When the system works, it is great. However, there are some destinations that never really have a significantly better time to visit, and yet are still totally worth seeing in the company of a thousand of your best anonymous friends.
Hanauma Bay on Oahu is one of these destinations. This former volcanic cauldron now partially filled in by the Pacific Ocean is home to a stellar reef full of tropical fish, gorgeous waters, and literally about a million tourists each year.
The parking fills in the early morning hours. By the time we arrived at 7:30am the lot was nearly filled. You are required to watch a 9 minute video about the importance of preserving the bay before being allowed to descend down the walls of the cauldron to the waters via a paved road. You can pay to ride a trolley to the bottom, but the walk is quite short and I cannot imagine it being worth the ride for the vast majority of people (and I was in the third trimester of pregnancy when walking back up and still managed with little difficulty).
The upside to being in a tourist destination is that there are amenities available at the beach, including overpriced drinks and snorkel rentals, as well as free bathrooms and freshwater showers, trashcans, and a nice expanse of green lawn to comfortably lay on and pass time. Like just about everywhere in Hawaii, the bay is eminently kid friendly and the toddler was happy splashing about in the water for hours.
What makes Hanauma Bay worth the hassles are the reef and the life that calls it home. The site itself is wonderfully easy, and both beginners and experienced snorkelers and divers will enjoy the bay. There are essentially no waves, the reef is large, and the animal life is flamboyant and abundant. Much of the rest of Hawaii has strong waves, strong currents, and deep waters, but Hanauma Bay is an exception that provides easy access to the joys of the Hawaiian water world without the difficulties found in many other locations. Yes, the bay is undeniably crowded, but the incomparable joy of the underwater world is enough to offset the touristy atmosphere.

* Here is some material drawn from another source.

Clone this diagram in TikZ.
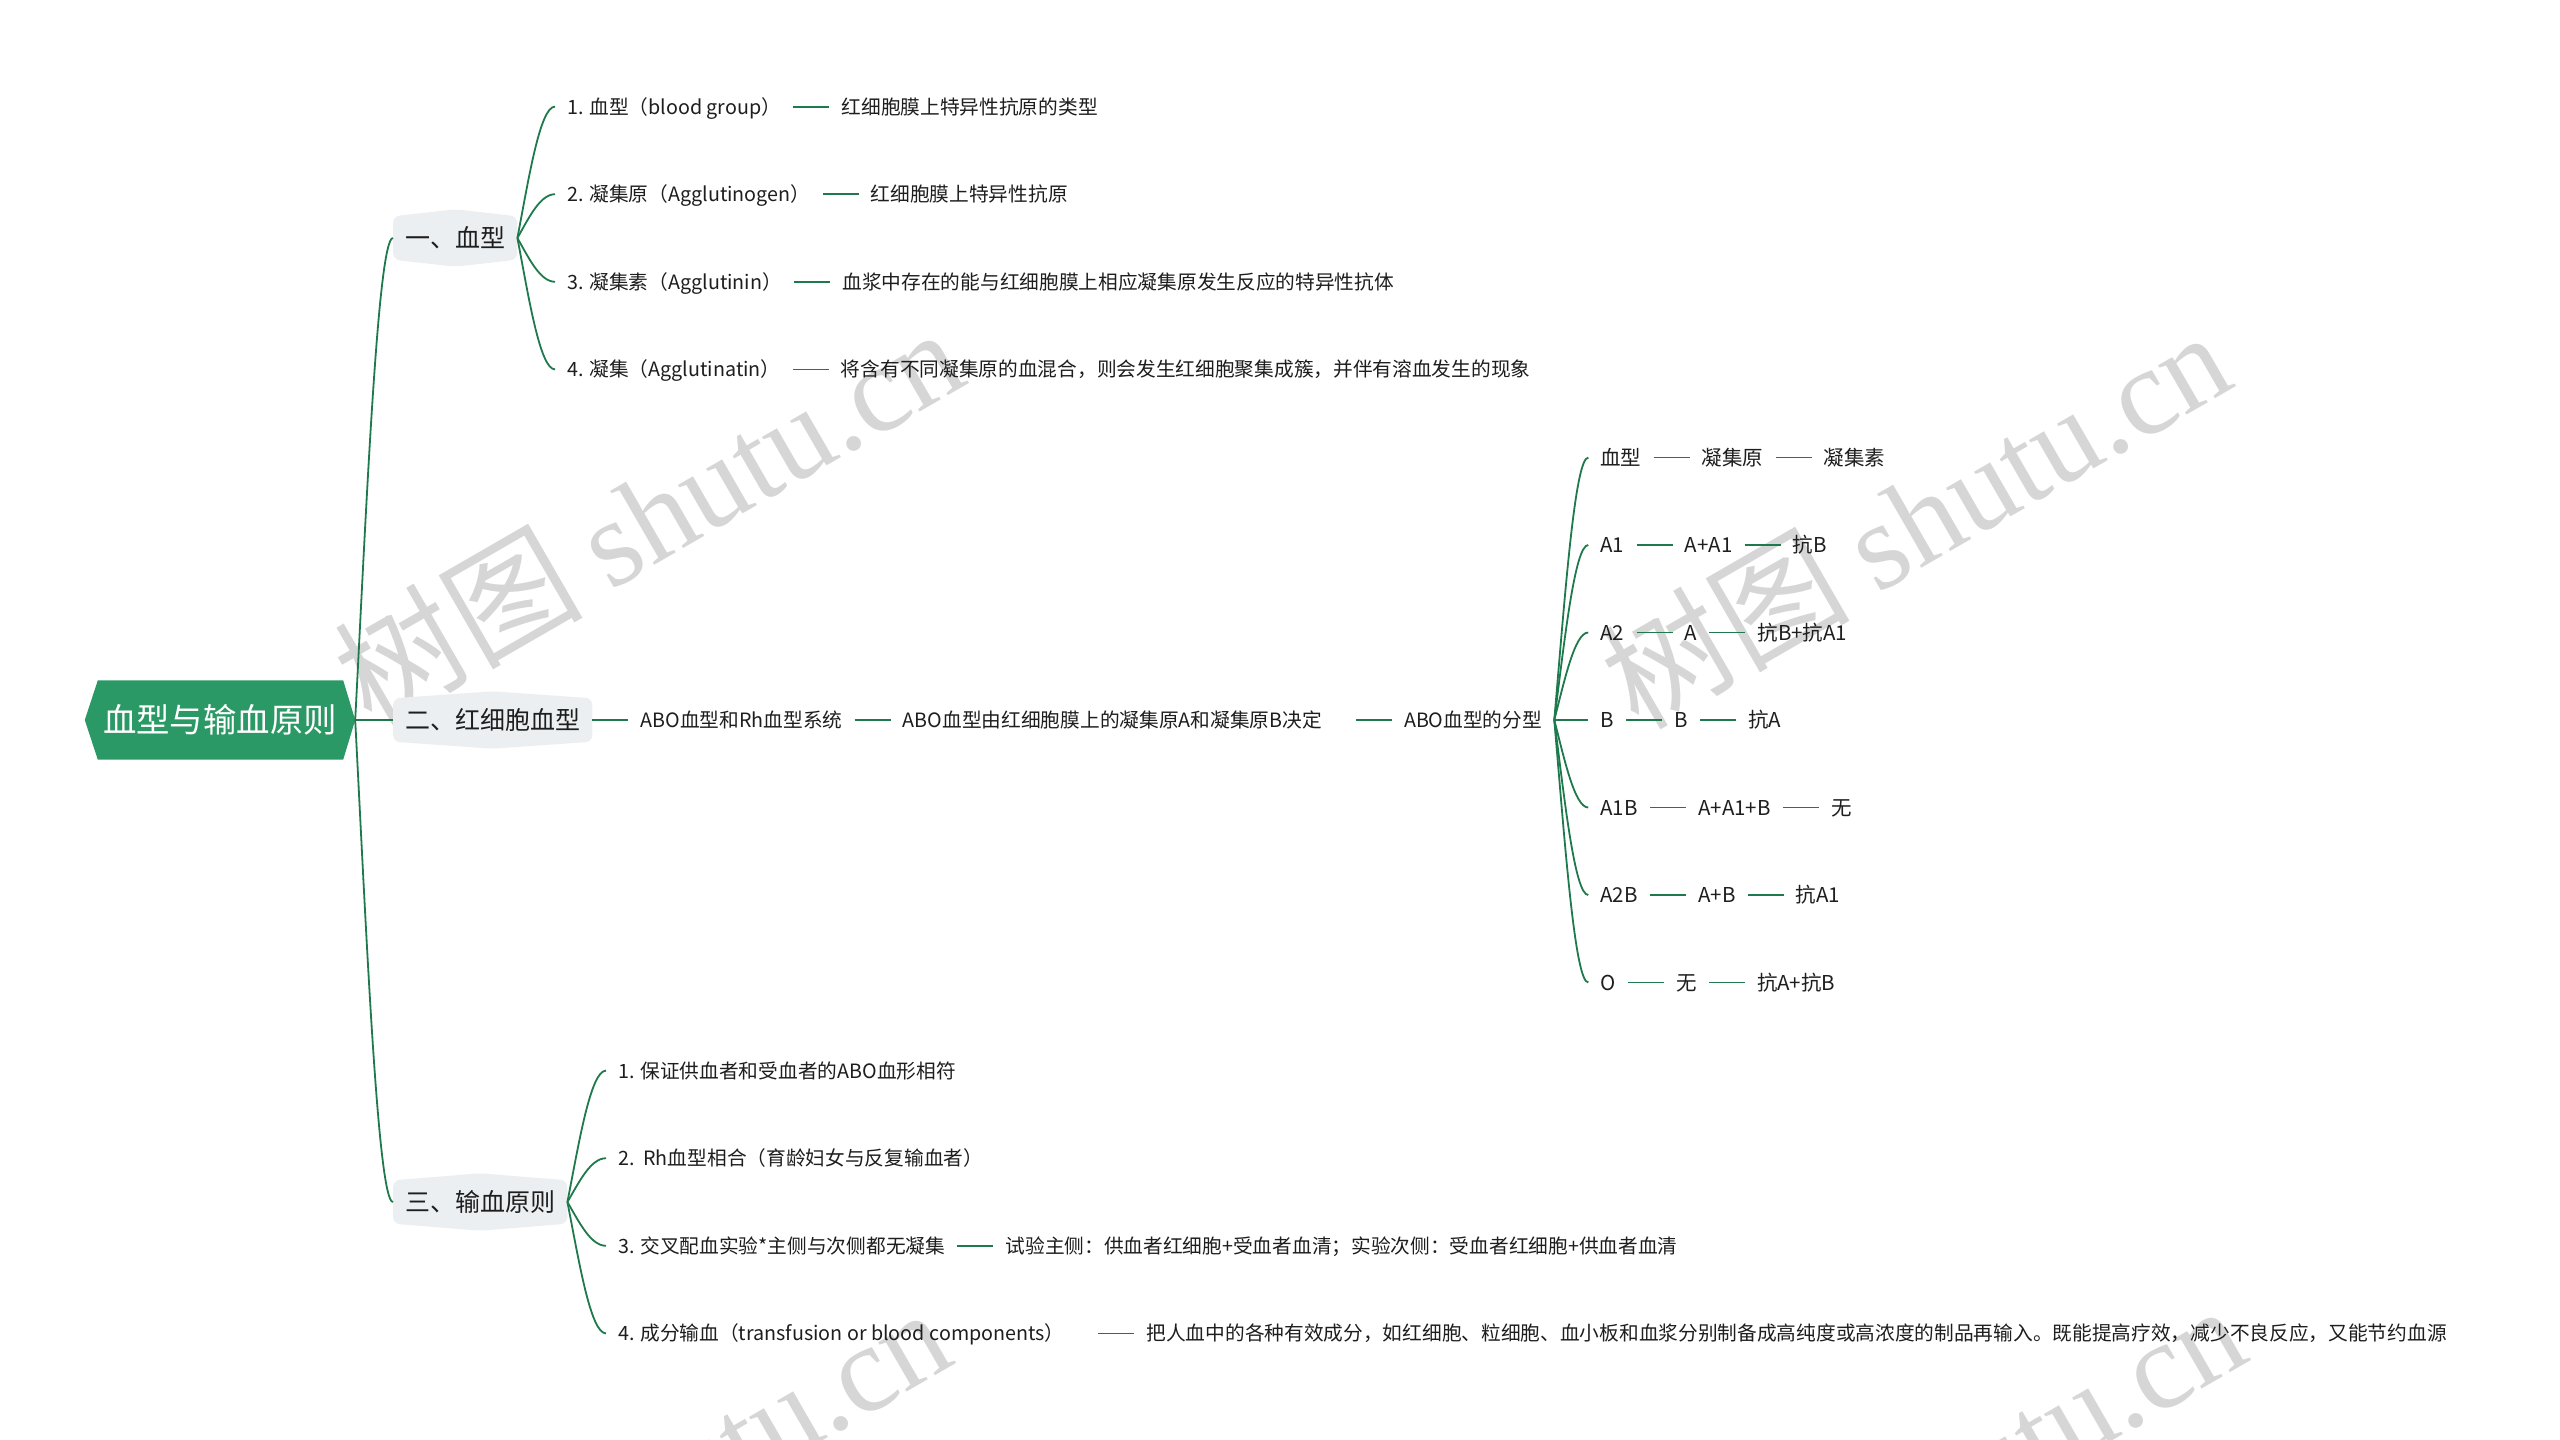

There is just one caveat to bear in mind. For me, the hardest part of visiting Hanauma Bay was seeing hundreds of people standing on the reefs, all at the same time. It was actually so upsetting that I ended up leaving earlier than I would have otherwise. The glorious exhilaration of swimming in a school of hundreds of colorful tropical fish was quickly ruined by the appearance of human legs using the reef as a platform to stand on, or worse, as a surface to kick off while swimming. If this is the kind of thing that would potentially grate at you as well, then my advice is to arrive as close to the 6am opening as possible (or conversely, as close to closing as possible, as crowds thin out at the end of the day).
If you are heading to Hanauma Bay, it is worth taking the opportunity to continue further down the road afterwards. There are several spectacular nearby hikes, including one up the incredible Koko Crater. The drive along the cost is truly scenic, and in a short distance passes by several tourist sites like the Halona Blowhole, and ultimately passes the Makapu’u Point Lighthouse hike, and then leads you to Waimanalo Bay and onward to Kailua. The entire journey makes for an excellent day trip from Honolulu.